Psychology, in the widest sense of the term, now extends to a number of fields in which
the Council has an interest. These may be classed broadly as child guidance services;
special educational provision; school psychological service; advisory services to juvenile
courts, residential establishments and the maternity and child welfare service. Whilst most
of the developments are of recent growth, the beginnings can now be clearly seen to have
occurred nearly forty years ago.
II—Child guidance services
(a) Early beginnings—As an organised movement, and in the particular sense that the
words are now used, child guidance was introduced into this country in the mid-twenties,
mainly through the generosity of the Commonwealth Fund of America. The Child Guidance
Council was established in 1927 as the central voluntary organisation 'to encourage the
provision of skilled treatment of children showing behaviour disturbances and early
symptoms of disorder'. This body approached the London County Council to obtain its
support for the establishment in London of a child guidance clinic of the kind widely
established in the United States of America and Canada. As a result two officers of the
Council were included in a group of social and other workers which visited America, at
the expense of the Commonwealth Fund, to report on the methods followed there.
In 1928, after consideration of the reports of the team which had visited America, the
London County Council accepted the offer of the Child Guidance Council to open a
clinic in London:
(a) for the investigation of difficult, maladjusted or delinquent children;
(b) to treat symptoms so as to prevent further trouble;
and (c) to establish harmony between the child and his environment, home life, school
and play.
An important part of the reports of the visiting team had been concerned with staff
training, and four assistant organisers of children's care work spent a year in America,
again at the expense of the Commonwealth Fund of America, in order to take a course
of training as psychiatric social workers.
The London Child Guidance Clinic was opened in 1929 at Canonbury with Dr. William
Moodie as medical director. (It is now called the London Child Guidance Training Centre.)

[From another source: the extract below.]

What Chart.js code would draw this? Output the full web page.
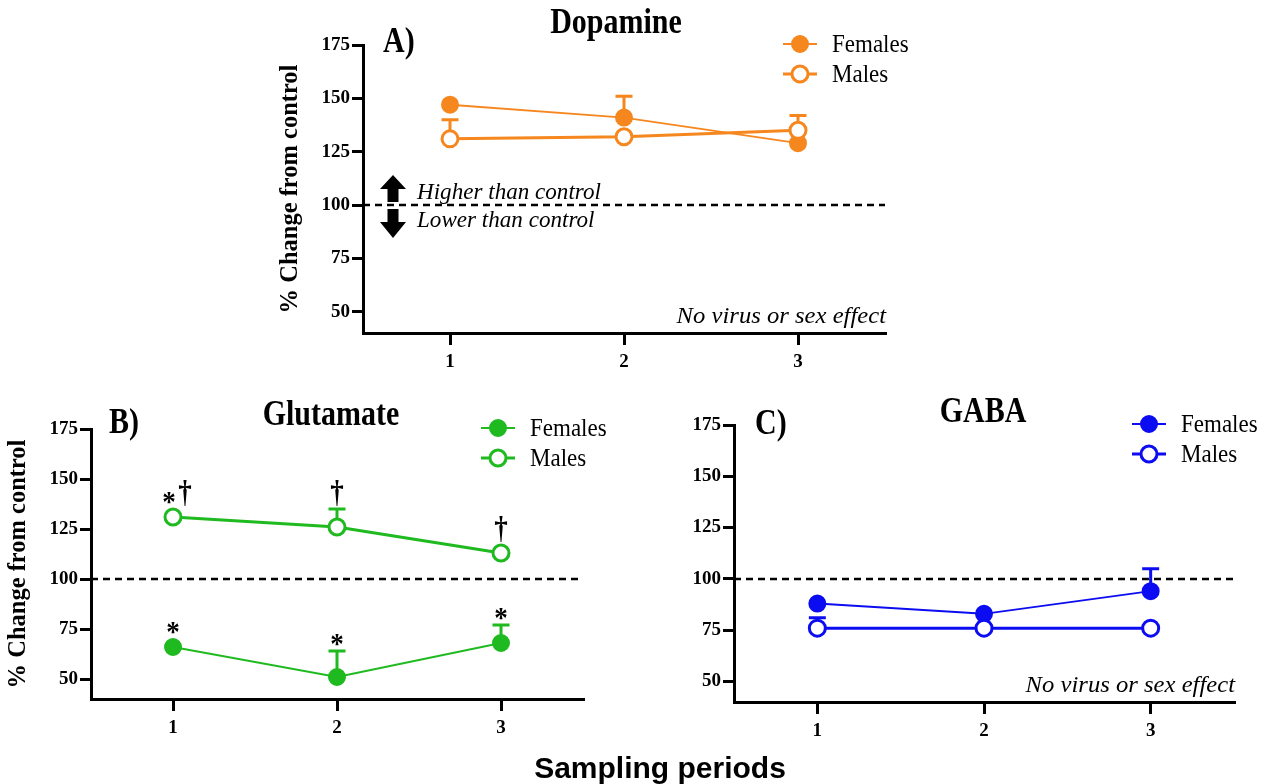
<!DOCTYPE html>
<html><head><meta charset="utf-8">
<script src="https://cdn.jsdelivr.net/npm/chart.js@4.4.0/dist/chart.umd.min.js"></script>
<style>
html,body{margin:0;padding:0;background:#fff;width:1268px;height:784px;overflow:hidden;}
canvas.panel{position:absolute;}
#xlabel{position:absolute;left:410px;width:500px;top:751px;line-height:34px;text-align:center;font:bold 30px "Liberation Sans",Arial,sans-serif;color:#000;}
</style></head><body>
<canvas id="cA" class="panel" style="left:260px;top:0px;" width="660" height="385"></canvas>
<canvas id="cB" class="panel" style="left:0px;top:385px;" width="620" height="370"></canvas>
<canvas id="cC" class="panel" style="left:640px;top:385px;" width="628" height="370"></canvas>
<div id="xlabel">Sampling periods</div>
<script>
// ---- data ----
const periods = [1, 2, 3];
const xTicks = [1, 2, 3];
const yTicks = [50, 75, 100, 125, 150, 175];
const controlLevel = 100;
const seriesNames = ['Females', 'Males'];

const dopamineFemales = [147, 141, 129];
const dopamineFemalesErr = [0, 10, 0];
const dopamineMales = [131, 132, 135];
const dopamineMalesErr = [9, 0, 7];

const glutamateFemales = [66, 51, 68];
const glutamateFemalesErr = [0, 13, 9];
const glutamateMales = [131, 126, 113];
const glutamateMalesErr = [0, 9, 0];
const glutamateFemalesMarks = ['*', '*', '*'];
const glutamateMalesMarks = ['*†', '†', '†'];

const gabaFemales = [88, 83, 94];
const gabaFemalesErr = [0, 0, 11];
const gabaMales = [76, 76, 76];
const gabaMalesErr = [5, 0, 0];

const SERIF = "'Liberation Serif','Times New Roman',serif";

function sText(ctx, text, x, y, sx, sy) {
  ctx.save();
  ctx.translate(x, y);
  ctx.scale(sx, sy);
  ctx.fillText(text, 0, 0);
  ctx.restore();
}

const panelPlugin = {
  id: 'panelDecor',
  beforeDatasetsDraw(chart) {
    const {ctx, chartArea, scales: {x, y}} = chart;
    const y100 = y.getPixelForValue(controlLevel);
    ctx.save();
    ctx.setLineDash([7, 5]);
    ctx.lineWidth = 2.5;
    ctx.strokeStyle = '#000';
    ctx.beginPath();
    ctx.moveTo(chartArea.left, y100);
    ctx.lineTo(chartArea.right, y100);
    ctx.stroke();
    ctx.setLineDash([]);
    chart.data.datasets.forEach(ds => {
      ds.data.forEach((pt, i) => {
        const e = ds.errors[i];
        if (!e) return;
        const px = x.getPixelForValue(pt.x);
        const y0 = y.getPixelForValue(pt.y);
        const y1 = y.getPixelForValue(pt.y + e);
        ctx.strokeStyle = ds.borderColor;
        ctx.lineWidth = 3;
        ctx.beginPath();
        ctx.moveTo(px, y0);
        ctx.lineTo(px, y1);
        ctx.moveTo(px - 8.5, y1);
        ctx.lineTo(px + 8.5, y1);
        ctx.stroke();
      });
    });
    ctx.restore();
  },
  afterDraw(chart) {
    const p = chart.options.plugins.panelDecor;
    const {ctx, chartArea, scales: {x, y}} = chart;
    const ca = chartArea;
    ctx.save();
    ctx.fillStyle = '#000';
    ctx.textBaseline = 'alphabetic';
    // title
    ctx.font = 'bold 30px ' + SERIF;
    ctx.textAlign = 'center';
    sText(ctx, p.title, (ca.left + ca.right) / 2 + p.titleDx, ca.top + p.titleBase, 1, 1.2);
    // panel letter
    ctx.textAlign = 'left';
    sText(ctx, p.letter, ca.left + p.letterDx, ca.top + p.letterBase, 1, 1.2);
    // y title
    if (p.yTitle) {
      ctx.save();
      ctx.translate(ca.left - 72, (ca.top + ca.bottom) / 2);
      ctx.rotate(-Math.PI / 2);
      ctx.font = 'bold 24.5px ' + SERIF;
      ctx.textAlign = 'center';
      ctx.textBaseline = 'middle';
      ctx.fillText('% Change from control', 0, 0);
      ctx.restore();
    }
    // note
    if (p.note) {
      ctx.font = 'italic 22px ' + SERIF;
      ctx.textAlign = 'right';
      sText(ctx, p.note, ca.right + 1, ca.bottom - 10, 1.12, 1.05);
    }
    // arrows
    if (p.arrows) {
      const y100 = y.getPixelForValue(controlLevel);
      const ax = ca.left + 30;
      ctx.beginPath();
      ctx.moveTo(ax, y100 - 30);
      ctx.lineTo(ax + 13, y100 - 16);
      ctx.lineTo(ax + 5.5, y100 - 16);
      ctx.lineTo(ax + 5.5, y100 - 3);
      ctx.lineTo(ax - 5.5, y100 - 3);
      ctx.lineTo(ax - 5.5, y100 - 16);
      ctx.lineTo(ax - 13, y100 - 16);
      ctx.closePath();
      ctx.fill();
      ctx.beginPath();
      ctx.moveTo(ax, y100 + 33);
      ctx.lineTo(ax + 13, y100 + 17);
      ctx.lineTo(ax + 5.5, y100 + 17);
      ctx.lineTo(ax + 5.5, y100 + 4);
      ctx.lineTo(ax - 5.5, y100 + 4);
      ctx.lineTo(ax - 5.5, y100 + 17);
      ctx.lineTo(ax - 13, y100 + 17);
      ctx.closePath();
      ctx.fill();
      ctx.font = 'italic 21px ' + SERIF;
      ctx.textAlign = 'left';
      sText(ctx, 'Higher than control', ca.left + 54, y100 - 6, 1.1, 1.05);
      sText(ctx, 'Lower than control', ca.left + 54, y100 + 22, 1.1, 1.05);
    }
    // legend
    chart.data.datasets.forEach((ds, i) => {
      const mx = ca.right - 85;
      const my = ca.top - 1 + i * 30;
      ctx.strokeStyle = ds.borderColor;
      ctx.lineWidth = ds.borderWidth;
      ctx.beginPath();
      ctx.moveTo(mx - 17, my);
      ctx.lineTo(mx + 17, my);
      ctx.stroke();
      ctx.beginPath();
      ctx.arc(mx, my, ds.pointRadius, 0, Math.PI * 2);
      ctx.fillStyle = ds.pointBackgroundColor;
      ctx.fill();
      ctx.lineWidth = ds.pointBorderWidth;
      ctx.strokeStyle = ds.pointBorderColor;
      ctx.stroke();
      ctx.fillStyle = '#000';
      ctx.font = '23px ' + SERIF;
      ctx.textAlign = 'left';
      ctx.textBaseline = 'middle';
      sText(ctx, ds.label, mx + 32, my + 1, 1, 1.12);
      ctx.textBaseline = 'alphabetic';
    });
    // significance marks
    chart.data.datasets.forEach(ds => {
      if (!ds.marks) return;
      ds.data.forEach((pt, i) => {
        const m = ds.marks[i];
        if (!m) return;
        const px = x.getPixelForValue(pt.x);
        let anchor = y.getPixelForValue(pt.y) - 8;
        if (ds.errors[i]) anchor = Math.min(anchor, y.getPixelForValue(pt.y + ds.errors[i]));
        const chars = Array.from(m);
        chars.forEach((c, k) => {
          let cx = px;
          if (chars.length > 1) cx = px + (k === 0 ? -4 : 12);
          ctx.font = 'bold 27px ' + SERIF;
          ctx.textAlign = 'center';
          ctx.fillStyle = '#000';
          if (c === '*') sText(ctx, c, cx, anchor + 2, 1, 1.1);
          else sText(ctx, c, cx, anchor - 7, 1, 1.2);
        });
      });
    });
    ctx.restore();
  }
};

function axisCommon(tickLen, pad) {
  return {
    grid: {display: true, drawOnChartArea: false, drawTicks: true, tickLength: tickLen, color: '#000', lineWidth: 3},
    border: {display: true, color: '#000', width: 3},
    ticks: {font: {family: SERIF, size: 19, weight: 'bold'}, color: '#000', padding: pad}
  };
}

function makeChart(id, cfg) {
  const xAxis = Object.assign({
    type: 'linear', min: 0.5, max: 3.5,
    afterBuildTicks: s => { s.ticks = xTicks.map(v => ({value: v})); },
    afterFit: s => { s.height = 45; }
  }, axisCommon(12, 6));
  const yAxis = Object.assign({
    type: 'linear', min: 40, max: 175,
    afterBuildTicks: s => { s.ticks = yTicks.map(v => ({value: v})); },
    afterFit: s => { s.width = 60; }
  }, axisCommon(11, 2));
  return new Chart(document.getElementById(id), {
    type: 'line',
    data: {
      datasets: [
        {
          label: seriesNames[0],
          data: periods.map((p, i) => ({x: p, y: cfg.females[i]})),
          errors: cfg.femalesErr, marks: cfg.femalesMarks,
          borderColor: cfg.color, backgroundColor: cfg.color, borderWidth: 1.8,
          pointRadius: 8, pointBorderWidth: 2, pointBackgroundColor: cfg.color, pointBorderColor: cfg.color,
          order: 1, tension: 0
        },
        {
          label: seriesNames[1],
          data: periods.map((p, i) => ({x: p, y: cfg.males[i]})),
          errors: cfg.malesErr, marks: cfg.malesMarks,
          borderColor: cfg.color, backgroundColor: '#fff', borderWidth: 3,
          pointRadius: 8, pointBorderWidth: 3, pointBackgroundColor: '#fff', pointBorderColor: cfg.color,
          order: 0, tension: 0
        }
      ]
    },
    options: {
      responsive: false, animation: false, devicePixelRatio: 1,
      layout: {padding: cfg.padding},
      plugins: {legend: {display: false}, tooltip: {enabled: false}, panelDecor: cfg.decor},
      scales: {x: xAxis, y: yAxis}
    },
    plugins: [panelPlugin]
  });
}

makeChart('cA', {
  color: '#F6871F',
  females: dopamineFemales, femalesErr: dopamineFemalesErr,
  males: dopamineMales, malesErr: dopamineMalesErr,
  padding: {left: 43, top: 45, right: 35, bottom: 7},
  decor: {title: 'Dopamine', titleDx: -8, titleBase: -12, letter: 'A)', letterDx: 20, letterBase: 7,
          yTitle: true, note: 'No virus or sex effect', arrows: true}
});
makeChart('cB', {
  color: '#1FBA1F',
  females: glutamateFemales, femalesErr: glutamateFemalesErr, femalesMarks: glutamateFemalesMarks,
  males: glutamateMales, malesErr: glutamateMalesErr, malesMarks: glutamateMalesMarks,
  padding: {left: 31, top: 44, right: 37, bottom: 11},
  decor: {title: 'Glutamate', titleDx: -6, titleBase: -4, letter: 'B)', letterDx: 18, letterBase: 4,
          yTitle: true, note: null, arrows: false}
});
makeChart('cC', {
  color: '#0C0CF2',
  females: gabaFemales, femalesErr: gabaFemalesErr,
  males: gabaMales, malesErr: gabaMalesErr,
  padding: {left: 34, top: 40, right: 34, bottom: 8},
  decor: {title: 'GABA', titleDx: -1, titleBase: -3, letter: 'C)', letterDx: 21, letterBase: 9,
          yTitle: false, note: 'No virus or sex effect', arrows: false}
});
</script>
</body></html>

One of the assistant organisers who had taken the course of training in America was
appointed chief psychiatric social worker. A course in mental welfare was arranged at
the London School of Economics for the training of psychiatric social workers, the London
Clinic being used for demonstration and practice. Four of the Council's organisers of
children's care work were sent on this course. The whole expense of these developments
was borne by the Commonwealth Fund, which continued to finance the movement on a
generous, but gradually diminishing scale, until the outbreak of war in 1939.